President Bush recognized this need when he announced the African Financial Sector Initiative last month. This bold effort will combine technical assistance from the U.S. Treasury Department and the U.S. Agency for International Development (USAID) to improve the investment climate with efforts by the Overseas Private Investment Corporation (OPIC) to mobilize up to $1 billion in additional capital investment targeted at critical gaps in the continent’s financial infrastructure.

This is not a new role for us. OPIC is the U.S. government agency responsible for promoting social and economic growth through U.S. private sector investment. The agency’s history over the past 36 years illustrates America’s commitment to private sector investment as a catalyst for economic and social development. Projects supported by OPIC are expanding economic development and job creation, encouraging political stability and fostering free market reforms throughout the world and in Africa in particular.

Today, OPIC is providing almost $2 billion in investment support to projects on the African continent, including financing for critical infrastructure, the burgeoning telecommunications market, financial services, and housing. In fact, OPIC projects are supporting the building of more than 120,000 housing units in Africa, and more importantly, the development of a modern African mortgage market, a goal that President Bush announced during his visit to Africa in 2003. For instance, work began recently on a 5,000- unit development in Zambia that will offer affordable, high-quality homes to middle-income Zambians, financed through a 15-year mortgage, a product that did not previously exist in the country.

OPIC has also helped pioneer the development of Africa’s nascent private equity market. Currently, OPIC is supporting four private investment funds in Africa, which are investing in sectors as diverse as financial services, power, transportation, agribusiness and telecommunications. In total, OPIC has committed more than $300 million to these funds, which will leverage that funding to raise more than $1.5 billion in private capital for nearly $2 billion in total investment.

President Bush’s initiative builds on this success. OPIC will seek fund managers to raise capital for two new types of funds for the continent. The first will deepen and strengthen Africa’s capital markets by providing new financial instruments and services currently not available to African businesses. The second will partner with investors interested in high-impact, developmental investments that have a social as well as a financial return. These could include investments in small and medium enterprises, health care delivery, water infrastructure, and education.

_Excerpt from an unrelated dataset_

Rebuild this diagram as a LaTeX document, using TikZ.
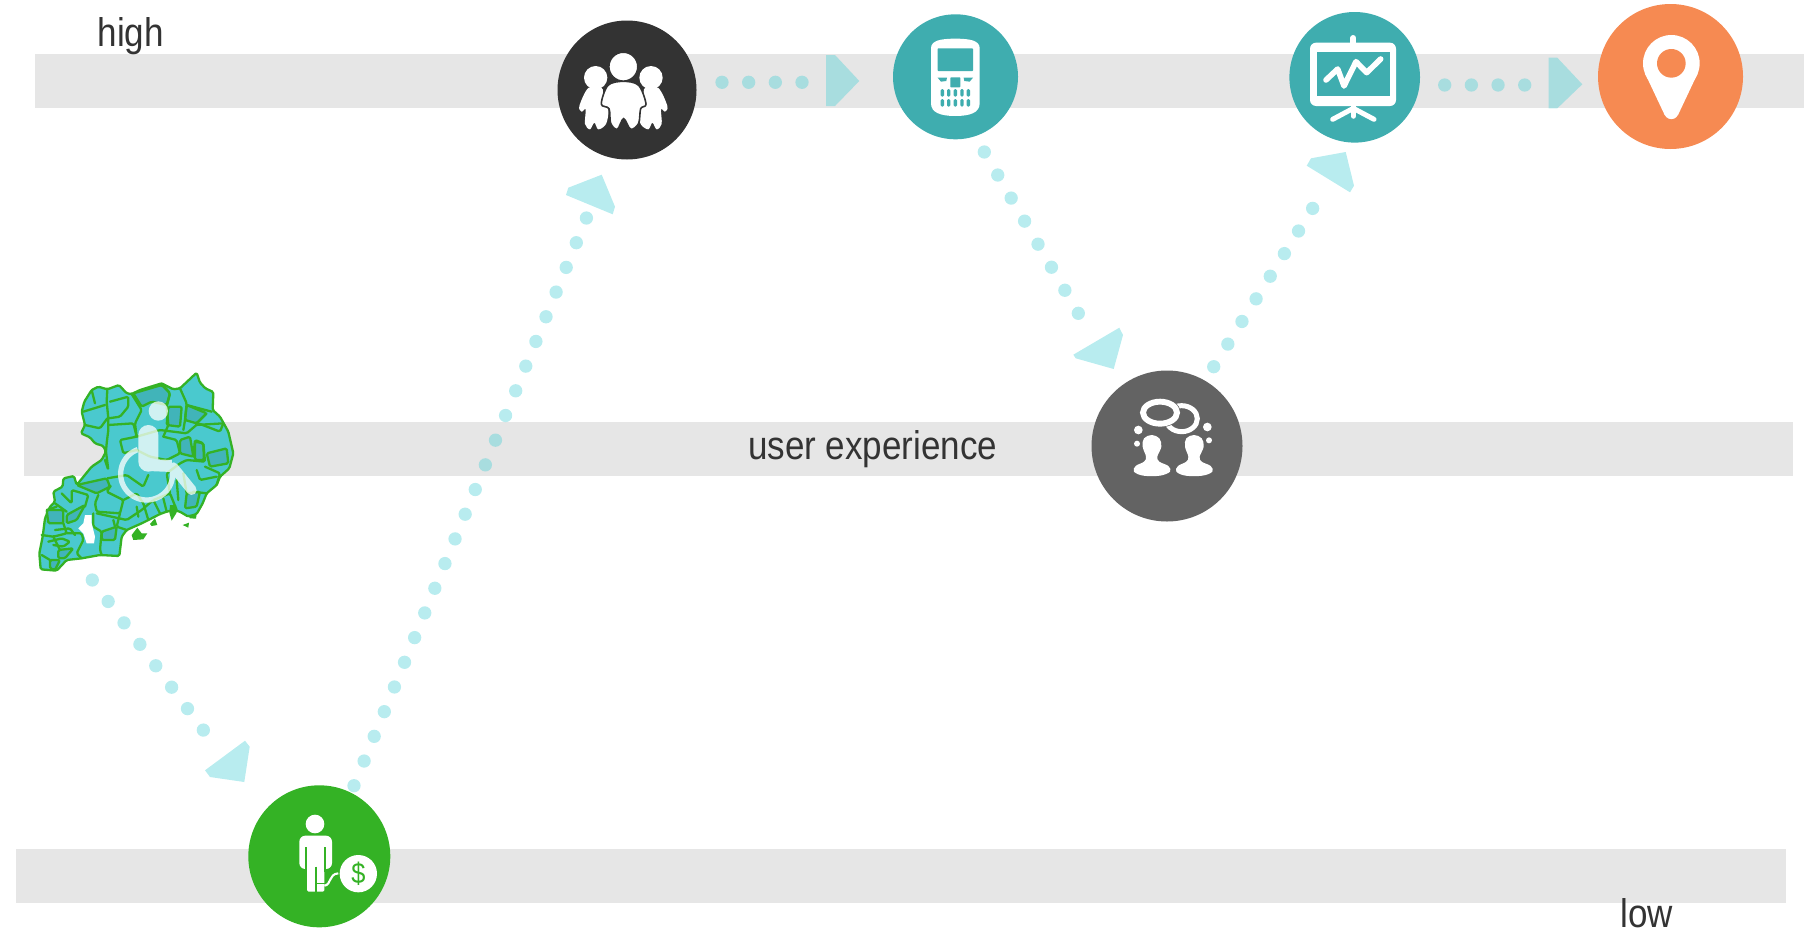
\documentclass[tikz,border=0pt]{standalone}
\usepackage{fontspec}
\setmainfont[FakeStretch=0.875]{Liberation Sans}
\definecolor{bandc}{HTML}{E6E6E6}
\definecolor{inkc}{HTML}{333333}
\definecolor{darkc}{HTML}{333333}
\definecolor{tealc}{HTML}{3FADAF}
\definecolor{orangec}{HTML}{F68A52}
\definecolor{grayc}{HTML}{636363}
\definecolor{greenc}{HTML}{34B225}
\definecolor{flowc}{HTML}{4DD0D6}
\definecolor{mapc}{HTML}{4AC9CE}
\definecolor{mapd}{HTML}{41B4B9}
\tikzset{
  band/.style={fill=bandc,draw=none},
  flow/.style={draw=flowc,draw opacity=.4,line width=13.3pt,line cap=round,dash pattern=on 0pt off 26.67pt},
  head/.style={fill=flowc,fill opacity=.4,draw=none},
  disc/.style={circle,draw=none,inner sep=0pt,minimum size=#1*2pt},
  lbl/.style={anchor=base west,inner sep=0pt,text=inkc,font=\fontsize{40}{40}\selectfont},
  ico/.style={fill=white,draw=none},
  boundary/.style={draw=greenc,line width=2.3pt,line join=round,line cap=round,rounded corners=1.5pt},
}
\begin{document}
\begin{tikzpicture}[x=1pt,y=-1pt]
\useasboundingbox (0,0) rectangle (1814,932);
% bands
\fill[band] (35,54) rectangle (1804,108);
\fill[band] (24,422) rectangle (1793,476);
\fill[band] (16,849) rectangle (1786,903);
% labels
\node[lbl] (high) at (97.5,46.7) {high};
\node[lbl] (ux) at (748,459) {user experience};
\node[lbl] (low) at (1620.5,927) {low};
% map
\begin{scope}[shift={(20,360)},scale=1/3]
\filldraw[boundary,fill=mapc] (530,38)--(540,68)--(556,85)--(580,96)--(578,150)--(600,170)--(625,215)--(640,280)--(628,325)--(600,350)--(590,375)--(560,400)--(548,430)--(530,462)--(505,470)--(480,455)--(460,450)--(440,455)--(420,462)--(395,475)--(365,490)--(320,510)--(305,530)--(298,588)--(240,585)--(185,595)--(140,600)--(110,632)--(62,628)--(58,580)--(68,530)--(75,475)--(90,440)--(105,425)--(100,395)--(128,380)--(130,355)--(162,348)--(170,375)--(215,320)--(245,300)--(258,275)--(250,258)--(225,250)--(210,232)--(183,220)--(195,195)--(185,155)--(193,125)--(215,90)--(235,80)--(262,88)--(297,75)--(320,100)--(335,102)--(360,90)--(425,70)--(460,88)--(480,85)--cycle;
\filldraw[boundary,fill=mapd] (340,100)--(425,75)--(450,100)--(440,135)--(395,125)--(365,140)--cycle;
\filldraw[boundary,fill=mapd] (445,140)--(485,140)--(480,200)--(440,195)--cycle;
\filldraw[boundary,fill=mapd] (500,135)--(560,160)--(530,190)--(495,180)--cycle;
\filldraw[boundary,fill=mapd] (560,280)--(620,265)--(625,310)--(570,320)--cycle;
\filldraw[boundary,fill=mapd] (525,245)--(550,250)--(552,300)--(525,300)--cycle;
\filldraw[boundary,fill=mapd] (480,240)--(510,230)--(520,290)--(480,280)--cycle;
\filldraw[boundary,fill=mapd] (170,375)--(260,355)--(270,380)--(230,400)--cycle;
\filldraw[boundary,fill=mapd] (80,450)--(130,450)--(130,490)--(85,490)--cycle;
\filldraw[boundary,fill=mapd] (140,465)--(195,435)--(170,480)--(140,490)--cycle;
\filldraw[boundary,fill=mapd] (115,570)--(160,565)--(135,595)--(115,595)--cycle;
\filldraw[boundary,fill=mapd] (90,600)--(120,600)--(105,630)--(90,625)--cycle;
\filldraw[boundary,fill=mapd] (245,515)--(290,500)--(285,540)--(245,540)--cycle;
\filldraw[boundary,fill=mapd] (500,400)--(540,395)--(530,440)--(495,445)--cycle;
\draw[boundary] (480,85)--(500,130)--(495,180)--(490,210);
\draw[boundary] (335,102)--(365,150)--(345,190)--(350,230);
\draw[boundary] (425,70)--(450,100)--(440,140)--(445,195)--(430,230);
\draw[boundary] (500,135)--(575,155);
\draw[boundary] (560,160)--(525,195)--(610,190);
\draw[boundary] (262,88)--(260,125)--(265,175)--(265,210)--(260,250)--(258,275);
\draw[boundary] (190,155)--(255,135);
\draw[boundary] (195,195)--(240,205)--(262,175);
\draw[boundary] (270,125)--(325,110)--(325,140)--(300,170)--(265,175);
\draw[boundary] (265,195)--(340,190)--(350,230)--(300,240)--(310,280)--(350,270);
\draw[boundary] (215,90)--(225,130);
\draw[boundary] (258,275)--(265,330)--(255,300);
\draw[boundary] (262,355)--(320,345)--(370,380)--(385,345);
\draw[boundary] (272,378)--(260,395)--(310,420)--(300,460)--(230,455)--(225,430)--(235,405);
\draw[boundary] (125,400)--(155,430)--(155,390)--(205,405)--(195,440);
\draw[boundary] (105,430)--(140,455);
\draw[boundary] (80,450)--(110,440);
\draw[boundary] (130,490)--(140,520)--(100,530)--(65,525);
\draw[boundary] (140,520)--(185,520)--(190,540)--(170,580)--(185,595);
\draw[boundary] (100,530)--(120,570);
\draw[boundary] (85,545)--(125,535)--(150,545)--(130,560)--(100,555);
\draw[boundary] (105,510)--(150,505)--(165,525);
\draw[boundary] (65,585)--(90,600);
\draw[boundary] (220,460)--(220,500)--(245,515)--(240,570)--(245,585);
\draw[boundary] (300,460)--(290,500)--(320,510);
\draw[boundary] (230,460)--(320,480)--(365,450)--(400,420)--(420,460);
\draw[boundary] (280,480)--(285,500);
\draw[boundary] (310,420)--(350,400)--(370,430)--(385,480);
\draw[boundary] (400,420)--(450,400)--(470,450);
\draw[boundary] (350,440)--(355,470);
\draw[boundary] (430,415)--(440,455);
\draw[boundary] (450,400)--(440,340)--(480,310)--(500,300)--(555,305)--(550,250)--(525,240)--(520,290);
\draw[boundary] (350,230)--(420,210)--(500,220)--(535,190)--(600,215)--(610,190);
\draw[boundary] (430,230)--(470,240)--(480,280)--(440,300)--(390,290)--(350,270);
\draw[boundary] (555,320)--(600,340)--(590,375);
\draw[boundary] (530,330)--(540,360)--(590,350);
\draw[boundary] (520,395)--(560,400);
\draw[boundary] (470,360)--(475,420);
\draw[boundary] (490,340)--(500,400);
% lake
\fill[white] (195,465)--(215,465)--(215,490)--(225,530)--(222,550)--(200,550)--(190,520)--(175,505)--(190,490)--cycle;
% islands
\fill[greenc] (335,525)--(352,503)--(365,520)--(382,520)--(370,538)--(340,540)--cycle;
\fill[greenc] (390,492)--(405,475)--(412,495)--(395,498)--cycle;
\fill[greenc] (488,495)--(507,488)--(505,503)--cycle;
\fill[greenc] (450,435)--(468,435)--(470,458)--(455,482)--(448,458)--cycle;
\fill[greenc] (505,465)--(530,462)--(528,476)--(510,475)--cycle;
% wheelchair
\begin{scope}[transparency group,opacity=.74]
\fill[white] (415,153) circle[radius=29];
\draw[white,line width=10pt,line cap=round,line join=round] (460,322)--(515,390);
\draw[white,line width=20pt,line cap=round,line join=round] (385,225)--(385,305);
\draw[white,line width=12pt,line join=round] (385,315)--(455,318);
\draw[white,line width=5.3pt] plot[domain=-5:250,samples=60] ({380+78*cos(\x)},{342+78*sin(\x)});
\end{scope}
\end{scope}
% connector ends
\coordinate (m1) at (92.3,580);      \coordinate (m2) at (203.6,730.4);
\coordinate (g1) at (354,785.7);     \coordinate (g2) at (586.6,217.6);
\coordinate (p1) at (984.3,152);     \coordinate (p2) at (1078.6,313.8);
\coordinate (u1) at (1213.7,366.7);  \coordinate (u2) at (1313,207.8);
\coordinate (f1) at (722,82.3);      \coordinate (f2) at (802.5,82.3);
\coordinate (d1) at (1444.7,85);     \coordinate (d2) at (1525.2,85);
\draw[flow] (m1) -- (m2);
\draw[flow] (g1) -- (g2);
\draw[flow] (p1) -- (p2);
\draw[flow] (u1) -- (u2);
\draw[flow] (f1) -- (f2);
\draw[flow] (d1) -- (d2);
% arrowheads
\fill[head] (245,740.7)--(249.7,746.7)--(244.3,782)--(210,777)--(205,770.3)--cycle;
\fill[head] (601.7,174.7)--(615,206.7)--(612.7,214.3)--(566,195)--(568.3,187.7)--cycle;
\fill[head] (1119.3,327.7)--(1123,335)--(1113.7,369)--(1075.7,358.3)--(1073.3,354.7)--cycle;
\fill[head] (1345.7,152)--(1354,185.7)--(1350,192.3)--(1306.7,165.7)--(1311,158.3)--cycle;
\fill[head] (826,55)--(835,55)--(859.3,81)--(835,106)--(826,106)--cycle;
\fill[head] (1548.7,57.7)--(1557.3,57.7)--(1582.3,84.3)--(1557.3,108.3)--(1548.7,108.3)--cycle;
% discs
\node[disc=69.5,fill=darkc] (family) at (627,90) {};
\node[disc=62.5,fill=tealc] (phone) at (955.5,76.8) {};
\node[disc=65.3,fill=tealc] (board) at (1354.7,77.3) {};
\node[disc=72.5,fill=orangec] (pin) at (1670.5,76.5) {};
\node[disc=75.5,fill=grayc] (talk) at (1167,446) {};
\node[disc=71,fill=greenc] (debt) at (319.3,856.3) {};
% family icon
\begin{scope}[shift={(540,0)},scale=1/3]
\fill[white] plot[smooth cycle,tension=.55] coordinates {(145,264)(118,318)(125,335)(137,328)(135,372)(150,388)(163,368)(175,388)(198,372)(205,330)(190,290)(185,264)};
\fill[white] plot[smooth cycle,tension=.55] coordinates {(355,264)(382,318)(375,335)(363,328)(365,372)(350,388)(337,368)(325,388)(302,372)(295,330)(310,290)(315,264)};
\fill[white] (167,233) circle[radius=35];
\fill[white] (333,233) circle[radius=35];
\filldraw[white,draw=darkc,line width=1.6pt] plot[smooth cycle,tension=.55] coordinates {(250,244)(296,256)(318,312)(302,326)(296,370)(272,388)(251,356)(232,388)(212,370)(207,326)(184,312)(204,256)};
\filldraw[white,draw=darkc,line width=1.3pt] (250,200) circle[radius=43];
\end{scope}
% phone icon
\begin{scope}[shift={(540,0)},scale=1/3]
\fill[white] (1173,145) .. controls (1173,122) and (1200,116) .. (1246,116) .. controls (1292,116) and (1319,122) .. (1319,145) -- (1319,310) .. controls (1319,338) and (1290,348) .. (1246,348) .. controls (1202,348) and (1173,338) .. (1173,310) -- cycle;
\fill[tealc,rounded corners=.7pt] (1193,145) rectangle (1299,213);
\fill[tealc,rounded corners=.7pt] (1231,232) rectangle (1261,262);
\fill[tealc] (1193,233)--(1221,233)--(1219,243)--(1203,245)--cycle;
\fill[tealc] (1299,233)--(1271,233)--(1273,243)--(1289,245)--cycle;
\foreach \kx in {1207,1226,1246,1266,1285}{
  \fill[tealc,rounded corners=1.4pt] ({\kx-5},267) rectangle ({\kx+5},290);
  \fill[tealc,rounded corners=1.4pt] ({\kx-5},297) rectangle ({\kx+5},320);
}
\end{scope}
% board icon
\begin{scope}[shift={(1270,0)},scale=1/3]
\fill[white,rounded corners=6pt] (120,128) rectangle (378,318);
\fill[tealc] (140,157) rectangle (360,288);
\draw[white,line width=6pt,line cap=round] (250,114)--(250,130);
\draw[white,line width=5.6pt,line cap=round,line join=round] (168,240)--(203,207)--(222,258)--(258,185)--(290,218)--(332,177);
\draw[white,line width=5.5pt,line cap=round] (250,320)--(250,348);
\draw[white,line width=5pt,line cap=round] (250,325)--(188,358);
\draw[white,line width=5pt,line cap=round] (250,325)--(312,358);
\end{scope}
% pin icon
\begin{scope}[shift={(1270,0)},scale=1/3]
\fill[white] (1204,190) circle[radius=85];
\fill[white] (1125,220)--(1184,345)--(1224,345)--(1283,220)--cycle;
\fill[white] (1204,336) circle[radius=21.5];
\fill[orangec] (1204,190) circle[radius=43];
\end{scope}
% talk icon
\begin{scope}[shift={(1070,340)},scale=1/3]
\draw[white,line width=5pt] (335,236) ellipse[x radius=47,y radius=39];
\filldraw[fill=grayc,draw=grayc,line width=7.2pt] (270,218) ellipse[x radius=51,y radius=33];
\draw[white,line width=5.9pt] (270,218) ellipse[x radius=51,y radius=33];
\fill[white] (205,270) circle[radius=13];
\fill[white] (201,311) circle[radius=9];
\fill[white] (412,261) circle[radius=13];
\fill[white] (417,301) circle[radius=9];
\foreach \px in {0,127}{
  \begin{scope}[shift={(\px,0)}]
  \fill[white] plot[smooth cycle,tension=.6] coordinates {(245,285)(268,295)(274,320)(262,350)(268,365)(295,378)(300,395)(270,407)(220,407)(192,395)(197,378)(222,365)(228,350)(218,320)(222,295)};
  \end{scope}
}
\end{scope}
% debt icon
\begin{scope}[shift={(230,770)},scale=1/3]
\fill[white] (255,162) circle[radius=28];
\fill[white,rounded corners=6pt] (208,297)--(208,197)--(306,197)--(306,297)--cycle;
\fill[white,rounded corners=1.5pt] (231,280)--(283,280)--(283,365)--(231,365)--cycle;
\draw[greenc,line width=1.7pt] (228.5,232)--(228.5,305);
\draw[greenc,line width=1.7pt] (285.5,232)--(285.5,305);
\draw[greenc,line width=1.7pt] (257.5,290)--(257.5,365);
\draw[greenc,line width=1.4pt] (258,340)--(284,340);
\draw[white,line width=2.1pt] (283,347) .. controls (305,345) and (295,312) .. (325,310);
\fill[white] (385,311) circle[radius=56];
\node[text=greenc,inner sep=0pt,font=\fontsize{29}{29}\selectfont] (dollar) at (385,311) {\$};
\end{scope}
\end{tikzpicture}
\end{document}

There is still much to do for Africa to realize its potential as an attractive destination for international investment. Macro-economic policies responsible for the Continent’s recent economic success must be maintained, bureaucratic obstacles to business start-up and expansion must be eliminated, and efforts to combat the corruption that has plagued Africa must be stepped up. Only Africans and their governments can take these critical actions, but the United States can support them with innovative initiatives like that announced by President Bush. Together, we can turn today’s moment of promise of investment into a flow of capital for years to come.


Robert Mosbacher Jr. is President and Chief Executive Officer of the U.S. Overseas Private Investment Corporation (OPIC).